### DATA SEGMENT

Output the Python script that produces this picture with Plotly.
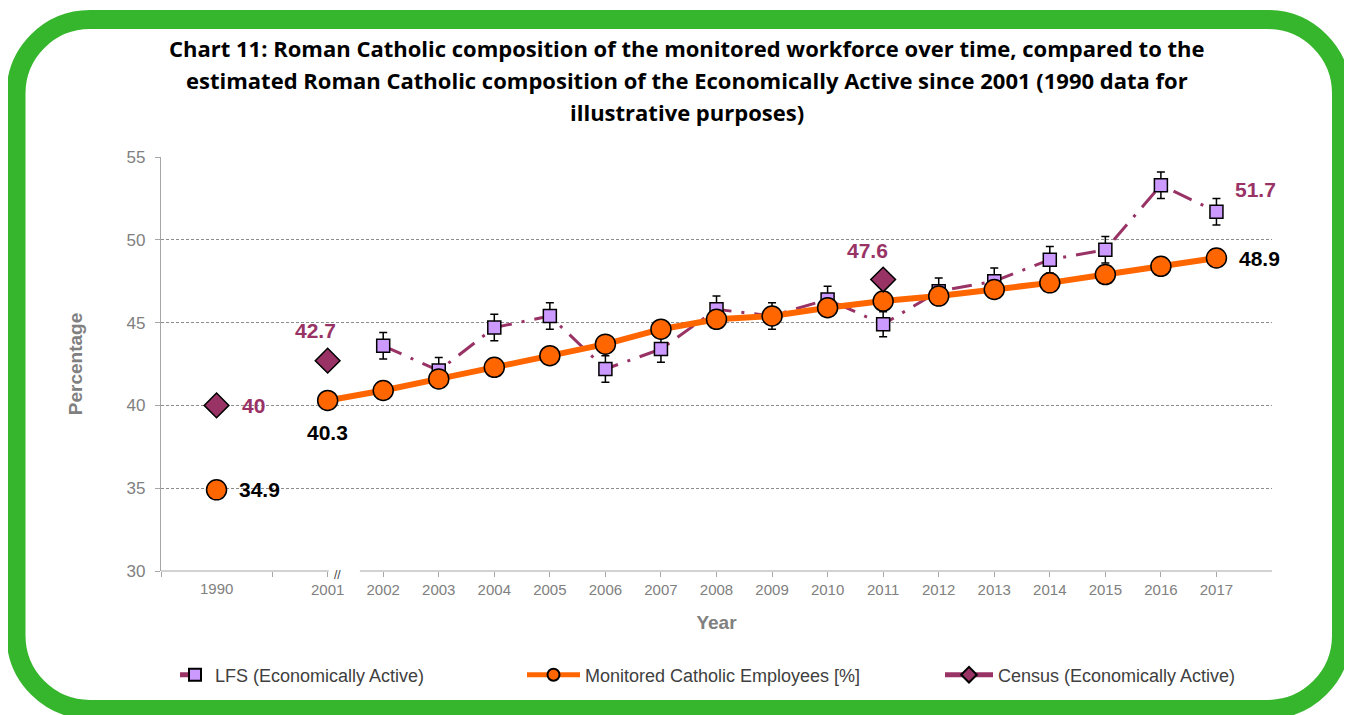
import plotly.graph_objects as go

# category slots; the blank slot makes the gap between 1990 and 2001
years = ["1990", "", "2001", "2002", "2003", "2004", "2005", "2006", "2007", "2008",
         "2009", "2010", "2011", "2012", "2013", "2014", "2015", "2016", "2017"]
monitored = [34.9, None, 40.3, 40.9, 41.6, 42.3, 43.0, 43.7, 44.6, 45.2,
             45.4, 45.9, 46.3, 46.6, 47.0, 47.4, 47.9, 48.4, 48.9]
lfs = [None, None, None, 43.6, 42.1, 44.7, 45.4, 42.2, 43.4, 45.8,
       45.4, 46.4, 44.9, 46.9, 47.5, 48.8, 49.4, 53.3, 51.7]
lfs_err = [0, 0, 0, 0.8, 0.8, 0.8, 0.8, 0.8, 0.8, 0.8,
           0.8, 0.8, 0.75, 0.8, 0.8, 0.8, 0.8, 0.8, 0.8]
census = [40.0, None, 42.7, None, None, None, None, None, None, None,
          None, None, 47.6, None, None, None, None, None, None]

title_lines = [
    "Chart 11: Roman Catholic composition of the monitored workforce over time, compared to the",
    "estimated Roman Catholic composition of the Economically Active since 2001 (1990 data for",
    "illustrative purposes)",
]

pos = list(range(len(years)))

# the page body has an 8px margin, so the figure is that much smaller
OFF = 8
W, H = 1352 - OFF, 715 - OFF
L, R, T, B = 161 - OFF, 80, 157 - OFF, 144
PW, PH = W - L - R, H - T - B

PLUM = "#993366"
ORANGE = "#FF6600"
GREY = "#808080"
FONT = "Liberation Sans, Arial, sans-serif"


def px(x, y):
    """page pixel position -> paper coords"""
    return (x - OFF - L) / PW, (H + OFF - B - y) / PH


def rounded_rect(x0, y0, x1, y1, r):
    k = 0.5523 * r

    def p(x, y):
        a, b = px(x, y)
        return f"{a:.5f},{b:.5f}"

    pts = [
        f"M{p(x0 + r, y0)}",
        f"L{p(x1 - r, y0)}",
        f"C{p(x1 - r + k, y0)} {p(x1, y0 + r - k)} {p(x1, y0 + r)}",
        f"L{p(x1, y1 - r)}",
        f"C{p(x1, y1 - r + k)} {p(x1 - r + k, y1)} {p(x1 - r, y1)}",
        f"L{p(x0 + r, y1)}",
        f"C{p(x0 + r - k, y1)} {p(x0, y1 - r + k)} {p(x0, y1 - r)}",
        f"L{p(x0, y0 + r)}",
        f"C{p(x0, y0 + r - k)} {p(x0 + r - k, y0)} {p(x0 + r, y0)}",
    ]
    return " ".join(pts) + " Z"


fig = go.Figure()

fig.add_trace(go.Scatter(
    x=pos, y=lfs, name="LFS (Economically Active)", mode="lines+markers",
    line=dict(color=PLUM, width=3, dash="20px,10px,3px,10px"),
    marker=dict(symbol="square", size=13, color="#CC99FF", line=dict(color="black", width=1.5)),
    error_y=dict(type="data", array=lfs_err, color="black", thickness=1.5, width=4),
    legend="legend",
))
fig.add_trace(go.Scatter(
    x=pos, y=monitored, name="Monitored Catholic Employees [%]", mode="lines+markers",
    line=dict(color=ORANGE, width=6),
    marker=dict(symbol="circle", size=20, color=ORANGE, line=dict(color="black", width=1.5)),
    legend="legend2",
))
fig.add_trace(go.Scatter(
    x=pos, y=census, name="Census (Economically Active)", mode="lines+markers",
    line=dict(color=PLUM, width=2),
    marker=dict(symbol="diamond", size=19, color=PLUM, line=dict(color="black", width=1.5)),
    legend="legend3",
))

# data labels: (series, slot, text colour, xshift, yshift, xanchor)
labels = [
    (census, 0, PLUM, 23, 0, "left"),
    (census, 2, PLUM, -12, 30, "center"),
    (census, 12, PLUM, -16, 29, "center"),
    (lfs, 18, PLUM, 39, 22, "center"),
    (monitored, 0, "black", 20, 0, "left"),
    (monitored, 2, "black", 0, -32, "center"),
    (monitored, 18, "black", 21, 0, "left"),
]
for series, i, col, xs, ys, xa in labels:
    fig.add_annotation(x=pos[i], y=series[i], text=f"{series[i]:g}", showarrow=False,
                       xshift=xs, yshift=ys, xanchor=xa,
                       font=dict(family=FONT, size=21, color=col, weight="bold"))

# title, one annotation per line to get the wide line spacing
for k, line in enumerate(title_lines):
    tx, ty = px(687, 48 + 32 * k)
    fig.add_annotation(x=tx, y=ty, xref="paper", yref="paper", text=line, showarrow=False,
                       xanchor="center", yanchor="middle",
                       font=dict(family="Open Sans, sans-serif", size=22, color="black",
                                 weight="bold"))

# 1990 label sits between its own tick marks, so it is written separately
fig.add_annotation(x=pos[0], y=0, yref="paper", yanchor="top", yshift=-7, text=years[0],
                   showarrow=False, font=dict(family=FONT, size=15, color=GREY))
# axis break mark
fig.add_annotation(x=2.17, y=0, yref="paper", yanchor="middle", yshift=-4, text="//",
                   showarrow=False, font=dict(family=FONT, size=12, color="#404040"))

shapes = [
    dict(type="path", xref="paper", yref="paper", layer="below",
         path=rounded_rect(16, 19.5, 1341.5, 709.5, 74),
         line=dict(color="#36B62C", width=19)),
    dict(type="line", xref="x", yref="paper", x0=-1, x1=2.02, y0=0, y1=0,
         line=dict(color="#A6A6A6", width=1.2)),
    dict(type="line", xref="x", yref="paper", x0=2.58, x1=19, y0=0, y1=0,
         line=dict(color="#A6A6A6", width=1.2)),
]

tickvals = [-1, 1] + pos[2:]
ticktext = ["", ""] + years[2:]

leg_y = px(0, 675)[1]
leg_font = dict(family=FONT, size=18, color="#404040")

fig.update_layout(
    width=W, height=H,
    margin=dict(l=L, r=R, t=T, b=B),
    paper_bgcolor="white", plot_bgcolor="white",
    font=dict(family=FONT, color=GREY),
    showlegend=True,
    xaxis=dict(range=[-1, 19], tickmode="array", tickvals=tickvals, ticktext=ticktext,
               ticks="outside", ticklen=5, tickcolor="#A6A6A6", showline=False,
               showgrid=False, zeroline=False, tickfont=dict(size=15, color=GREY),
               title=dict(text="<b>Year</b>", font=dict(size=19, color=GREY), standoff=18)),
    yaxis=dict(range=[30, 55], dtick=5, ticks="outside", ticklen=5, tickcolor="#A6A6A6",
               showline=True, linecolor="#A6A6A6", linewidth=1.2,
               showgrid=True, gridcolor="#8C8C8C", griddash="3px,2px", gridwidth=0.7,
               zeroline=False, tickfont=dict(size=17, color=GREY), ticklabelstandoff=6,
               title=dict(text="<b>Percentage</b>", font=dict(size=19, color=GREY), standoff=38)),
    shapes=shapes,
    legend=dict(orientation="h", x=px(175, 0)[0], y=leg_y, xanchor="left", yanchor="middle",
                itemwidth=30, itemsizing="constant", font=leg_font, bgcolor="rgba(0,0,0,0)"),
    legend2=dict(orientation="h", x=px(522, 0)[0], y=leg_y, xanchor="left", yanchor="middle",
                 itemwidth=53, itemsizing="constant", font=leg_font, bgcolor="rgba(0,0,0,0)"),
    legend3=dict(orientation="h", x=px(940, 0)[0], y=leg_y, xanchor="left", yanchor="middle",
                 itemwidth=48, itemsizing="constant", font=leg_font, bgcolor="rgba(0,0,0,0)"),
)

fig.write_html("out.html")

### WORK TO BE COMPLETED
Give again, exactly, the lines from the start of the data through the one holding "None, None, 47.6, None, None, None, None, None, None]"; omit the pictures.

### COMPLETED TASK
Output the Python script that produces this picture with Plotly.
import plotly.graph_objects as go

# category slots; the blank slot makes the gap between 1990 and 2001
years = ["1990", "", "2001", "2002", "2003", "2004", "2005", "2006", "2007", "2008",
         "2009", "2010", "2011", "2012", "2013", "2014", "2015", "2016", "2017"]
monitored = [34.9, None, 40.3, 40.9, 41.6, 42.3, 43.0, 43.7, 44.6, 45.2,
             45.4, 45.9, 46.3, 46.6, 47.0, 47.4, 47.9, 48.4, 48.9]
lfs = [None, None, None, 43.6, 42.1, 44.7, 45.4, 42.2, 43.4, 45.8,
       45.4, 46.4, 44.9, 46.9, 47.5, 48.8, 49.4, 53.3, 51.7]
lfs_err = [0, 0, 0, 0.8, 0.8, 0.8, 0.8, 0.8, 0.8, 0.8,
           0.8, 0.8, 0.75, 0.8, 0.8, 0.8, 0.8, 0.8, 0.8]
census = [40.0, None, 42.7, None, None, None, None, None, None, None,
          None, None, 47.6, None, None, None, None, None, None]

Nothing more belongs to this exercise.